Give an exact transcription of every line, dropping the images.
* start Data provided *
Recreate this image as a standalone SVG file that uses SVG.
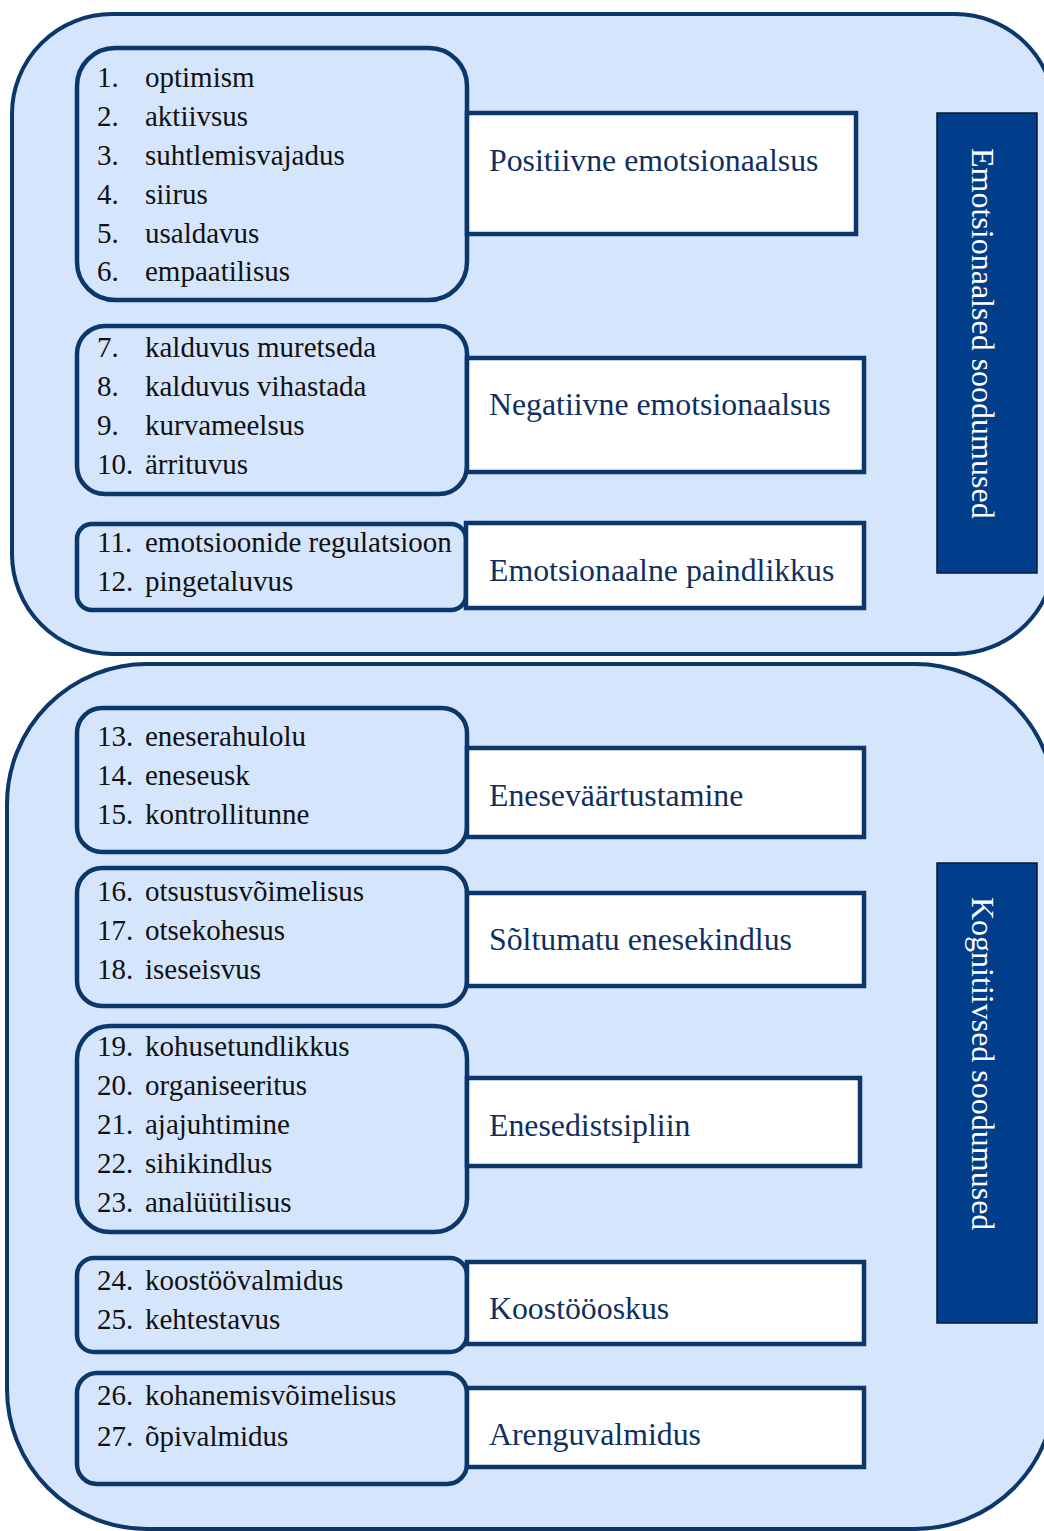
<svg xmlns="http://www.w3.org/2000/svg" width="1044" height="1531" viewBox="0 0 1044 1531">
<style>
.cont{fill:#d5e5fc;stroke:#0b376a;stroke-width:4}
.list{fill:#d5e5fc;stroke:#0b376a;stroke-width:4.5}
.lab{fill:#ffffff;stroke:#0b376a;stroke-width:4.5}
.dark{fill:#003e8b;stroke:#0a1a33;stroke-width:1.5}
.t{font-family:"Liberation Serif","Times New Roman",serif;font-size:29px;fill:#111111}
.lt{font-family:"Liberation Serif","Times New Roman",serif;font-size:31.8px;fill:#0f2f60}
.vt{font-family:"Liberation Serif","Times New Roman",serif;font-size:32px;fill:#ffffff}
</style>
<rect width="1044" height="1531" fill="#ffffff"/>
<g id="group-emotional">
<rect class="cont" x="12" y="14" width="1043" height="640" rx="100" ry="100"/>
</g>
<g id="group-cognitive">
<rect class="cont" x="7" y="664" width="1048" height="865" rx="140" ry="140"/>
</g>
<g id="cat-emotional">
<rect class="dark" x="937" y="113" width="100" height="460"/>
<text class="vt" transform="translate(972,148) rotate(90)">Emotsionaalsed soodumused</text>
</g>
<g id="cat-cognitive">
<rect class="dark" x="937" y="863" width="100" height="460"/>
<text class="vt" transform="translate(972,897) rotate(90)">Kognitiivsed soodumused</text>
</g>
<g id="list-1">
<rect class="list" x="77" y="48" width="390" height="252" rx="38"/>
<text class="t" x="97" y="87">1.</text><text class="t" x="145" y="87">optimism</text>
<text class="t" x="97" y="126">2.</text><text class="t" x="145" y="126">aktiivsus</text>
<text class="t" x="97" y="165">3.</text><text class="t" x="145" y="165">suhtlemisvajadus</text>
<text class="t" x="97" y="204">4.</text><text class="t" x="145" y="204">siirus</text>
<text class="t" x="97" y="243">5.</text><text class="t" x="145" y="243">usaldavus</text>
<text class="t" x="97" y="281">6.</text><text class="t" x="145" y="281">empaatilisus</text>
</g>
<g id="label-1">
<rect class="lab" x="467" y="113" width="389" height="121"/>
<text class="lt" x="489" y="171">Positiivne emotsionaalsus</text>
</g>
<g id="list-2">
<rect class="list" x="77" y="326" width="390" height="168" rx="28"/>
<text class="t" x="97" y="357">7.</text><text class="t" x="145" y="357">kalduvus muretseda</text>
<text class="t" x="97" y="396">8.</text><text class="t" x="145" y="396">kalduvus vihastada</text>
<text class="t" x="97" y="435">9.</text><text class="t" x="145" y="435">kurvameelsus</text>
<text class="t" x="97" y="474">10.</text><text class="t" x="145" y="474">ärrituvus</text>
</g>
<g id="label-2">
<rect class="lab" x="467" y="358" width="397" height="114"/>
<text class="lt" x="489" y="415">Negatiivne emotsionaalsus</text>
</g>
<g id="list-3">
<rect class="list" x="77" y="524" width="389" height="86" rx="15"/>
<text class="t" x="97" y="552">11.</text><text class="t" x="145" y="552">emotsioonide regulatsioon</text>
<text class="t" x="97" y="591">12.</text><text class="t" x="145" y="591">pingetaluvus</text>
</g>
<g id="label-3">
<rect class="lab" x="466" y="523" width="398" height="85"/>
<text class="lt" x="489" y="581">Emotsionaalne paindlikkus</text>
</g>
<g id="list-4">
<rect class="list" x="77" y="708" width="390" height="144" rx="25"/>
<text class="t" x="97" y="746">13.</text><text class="t" x="145" y="746">eneserahulolu</text>
<text class="t" x="97" y="785">14.</text><text class="t" x="145" y="785">eneseusk</text>
<text class="t" x="97" y="824">15.</text><text class="t" x="145" y="824">kontrollitunne</text>
</g>
<g id="label-4">
<rect class="lab" x="467" y="748" width="397" height="89"/>
<text class="lt" x="489" y="806">Eneseväärtustamine</text>
</g>
<g id="list-5">
<rect class="list" x="77" y="868" width="390" height="138" rx="25"/>
<text class="t" x="97" y="901">16.</text><text class="t" x="145" y="901">otsustusvõimelisus</text>
<text class="t" x="97" y="940">17.</text><text class="t" x="145" y="940">otsekohesus</text>
<text class="t" x="97" y="979">18.</text><text class="t" x="145" y="979">iseseisvus</text>
</g>
<g id="label-5">
<rect class="lab" x="467" y="893" width="397" height="93"/>
<text class="lt" x="489" y="950">Sõltumatu enesekindlus</text>
</g>
<g id="list-6">
<rect class="list" x="77" y="1026" width="390" height="206" rx="33"/>
<text class="t" x="97" y="1056">19.</text><text class="t" x="145" y="1056">kohusetundlikkus</text>
<text class="t" x="97" y="1095">20.</text><text class="t" x="145" y="1095">organiseeritus</text>
<text class="t" x="97" y="1134">21.</text><text class="t" x="145" y="1134">ajajuhtimine</text>
<text class="t" x="97" y="1173">22.</text><text class="t" x="145" y="1173">sihikindlus</text>
<text class="t" x="97" y="1212">23.</text><text class="t" x="145" y="1212">analüütilisus</text>
</g>
<g id="label-6">
<rect class="lab" x="467" y="1078" width="393" height="88"/>
<text class="lt" x="489" y="1136">Enesedistsipliin</text>
</g>
<g id="list-7">
<rect class="list" x="77" y="1258" width="390" height="94" rx="17"/>
<text class="t" x="97" y="1290">24.</text><text class="t" x="145" y="1290">koostöövalmidus</text>
<text class="t" x="97" y="1329">25.</text><text class="t" x="145" y="1329">kehtestavus</text>
</g>
<g id="label-7">
<rect class="lab" x="467" y="1262" width="397" height="82"/>
<text class="lt" x="489" y="1319">Koostööoskus</text>
</g>
<g id="list-8">
<rect class="list" x="77" y="1373" width="390" height="111" rx="20"/>
<text class="t" x="97" y="1405">26.</text><text class="t" x="145" y="1405">kohanemisvõimelisus</text>
<text class="t" x="97" y="1446">27.</text><text class="t" x="145" y="1446">õpivalmidus</text>
</g>
<g id="label-8">
<rect class="lab" x="467" y="1388" width="397" height="79"/>
<text class="lt" x="489" y="1445">Arenguvalmidus</text>
</g>
</svg>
* end Data provided *
## Solution for this task
Recreate this image as a standalone SVG file that uses SVG.
<svg xmlns="http://www.w3.org/2000/svg" width="1044" height="1531" viewBox="0 0 1044 1531">
<style>
.cont{fill:#d5e5fc;stroke:#0b376a;stroke-width:4}
.list{fill:#d5e5fc;stroke:#0b376a;stroke-width:4.5}
.lab{fill:#ffffff;stroke:#0b376a;stroke-width:4.5}
.dark{fill:#003e8b;stroke:#0a1a33;stroke-width:1.5}
.t{font-family:"Liberation Serif","Times New Roman",serif;font-size:29px;fill:#111111}
.lt{font-family:"Liberation Serif","Times New Roman",serif;font-size:31.8px;fill:#0f2f60}
.vt{font-family:"Liberation Serif","Times New Roman",serif;font-size:32px;fill:#ffffff}
</style>
<rect width="1044" height="1531" fill="#ffffff"/>
<g id="group-emotional">
<rect class="cont" x="12" y="14" width="1043" height="640" rx="100" ry="100"/>
</g>
<g id="group-cognitive">
<rect class="cont" x="7" y="664" width="1048" height="865" rx="140" ry="140"/>
</g>
<g id="cat-emotional">
<rect class="dark" x="937" y="113" width="100" height="460"/>
<text class="vt" transform="translate(972,148) rotate(90)">Emotsionaalsed soodumused</text>
</g>
<g id="cat-cognitive">
<rect class="dark" x="937" y="863" width="100" height="460"/>
<text class="vt" transform="translate(972,897) rotate(90)">Kognitiivsed soodumused</text>
</g>
<g id="list-1">
<rect class="list" x="77" y="48" width="390" height="252" rx="38"/>
<text class="t" x="97" y="87">1.</text><text class="t" x="145" y="87">optimism</text>
<text class="t" x="97" y="126">2.</text><text class="t" x="145" y="126">aktiivsus</text>
<text class="t" x="97" y="165">3.</text><text class="t" x="145" y="165">suhtlemisvajadus</text>
<text class="t" x="97" y="204">4.</text><text class="t" x="145" y="204">siirus</text>
<text class="t" x="97" y="243">5.</text><text class="t" x="145" y="243">usaldavus</text>
<text class="t" x="97" y="281">6.</text><text class="t" x="145" y="281">empaatilisus</text>
</g>
<g id="label-1">
<rect class="lab" x="467" y="113" width="389" height="121"/>
<text class="lt" x="489" y="171">Positiivne emotsionaalsus</text>
</g>
<g id="list-2">
<rect class="list" x="77" y="326" width="390" height="168" rx="28"/>
<text class="t" x="97" y="357">7.</text><text class="t" x="145" y="357">kalduvus muretseda</text>
<text class="t" x="97" y="396">8.</text><text class="t" x="145" y="396">kalduvus vihastada</text>
<text class="t" x="97" y="435">9.</text><text class="t" x="145" y="435">kurvameelsus</text>
<text class="t" x="97" y="474">10.</text><text class="t" x="145" y="474">ärrituvus</text>
</g>
<g id="label-2">
<rect class="lab" x="467" y="358" width="397" height="114"/>
<text class="lt" x="489" y="415">Negatiivne emotsionaalsus</text>
</g>
<g id="list-3">
<rect class="list" x="77" y="524" width="389" height="86" rx="15"/>
<text class="t" x="97" y="552">11.</text><text class="t" x="145" y="552">emotsioonide regulatsioon</text>
<text class="t" x="97" y="591">12.</text><text class="t" x="145" y="591">pingetaluvus</text>
</g>
<g id="label-3">
<rect class="lab" x="466" y="523" width="398" height="85"/>
<text class="lt" x="489" y="581">Emotsionaalne paindlikkus</text>
</g>
<g id="list-4">
<rect class="list" x="77" y="708" width="390" height="144" rx="25"/>
<text class="t" x="97" y="746">13.</text><text class="t" x="145" y="746">eneserahulolu</text>
<text class="t" x="97" y="785">14.</text><text class="t" x="145" y="785">eneseusk</text>
<text class="t" x="97" y="824">15.</text><text class="t" x="145" y="824">kontrollitunne</text>
</g>
<g id="label-4">
<rect class="lab" x="467" y="748" width="397" height="89"/>
<text class="lt" x="489" y="806">Eneseväärtustamine</text>
</g>
<g id="list-5">
<rect class="list" x="77" y="868" width="390" height="138" rx="25"/>
<text class="t" x="97" y="901">16.</text><text class="t" x="145" y="901">otsustusvõimelisus</text>
<text class="t" x="97" y="940">17.</text><text class="t" x="145" y="940">otsekohesus</text>
<text class="t" x="97" y="979">18.</text><text class="t" x="145" y="979">iseseisvus</text>
</g>
<g id="label-5">
<rect class="lab" x="467" y="893" width="397" height="93"/>
<text class="lt" x="489" y="950">Sõltumatu enesekindlus</text>
</g>
<g id="list-6">
<rect class="list" x="77" y="1026" width="390" height="206" rx="33"/>
<text class="t" x="97" y="1056">19.</text><text class="t" x="145" y="1056">kohusetundlikkus</text>
<text class="t" x="97" y="1095">20.</text><text class="t" x="145" y="1095">organiseeritus</text>
<text class="t" x="97" y="1134">21.</text><text class="t" x="145" y="1134">ajajuhtimine</text>
<text class="t" x="97" y="1173">22.</text><text class="t" x="145" y="1173">sihikindlus</text>
<text class="t" x="97" y="1212">23.</text><text class="t" x="145" y="1212">analüütilisus</text>
</g>
<g id="label-6">
<rect class="lab" x="467" y="1078" width="393" height="88"/>
<text class="lt" x="489" y="1136">Enesedistsipliin</text>
</g>
<g id="list-7">
<rect class="list" x="77" y="1258" width="390" height="94" rx="17"/>
<text class="t" x="97" y="1290">24.</text><text class="t" x="145" y="1290">koostöövalmidus</text>
<text class="t" x="97" y="1329">25.</text><text class="t" x="145" y="1329">kehtestavus</text>
</g>
<g id="label-7">
<rect class="lab" x="467" y="1262" width="397" height="82"/>
<text class="lt" x="489" y="1319">Koostööoskus</text>
</g>
<g id="list-8">
<rect class="list" x="77" y="1373" width="390" height="111" rx="20"/>
<text class="t" x="97" y="1405">26.</text><text class="t" x="145" y="1405">kohanemisvõimelisus</text>
<text class="t" x="97" y="1446">27.</text><text class="t" x="145" y="1446">õpivalmidus</text>
</g>
<g id="label-8">
<rect class="lab" x="467" y="1388" width="397" height="79"/>
<text class="lt" x="489" y="1445">Arenguvalmidus</text>
</g>
</svg>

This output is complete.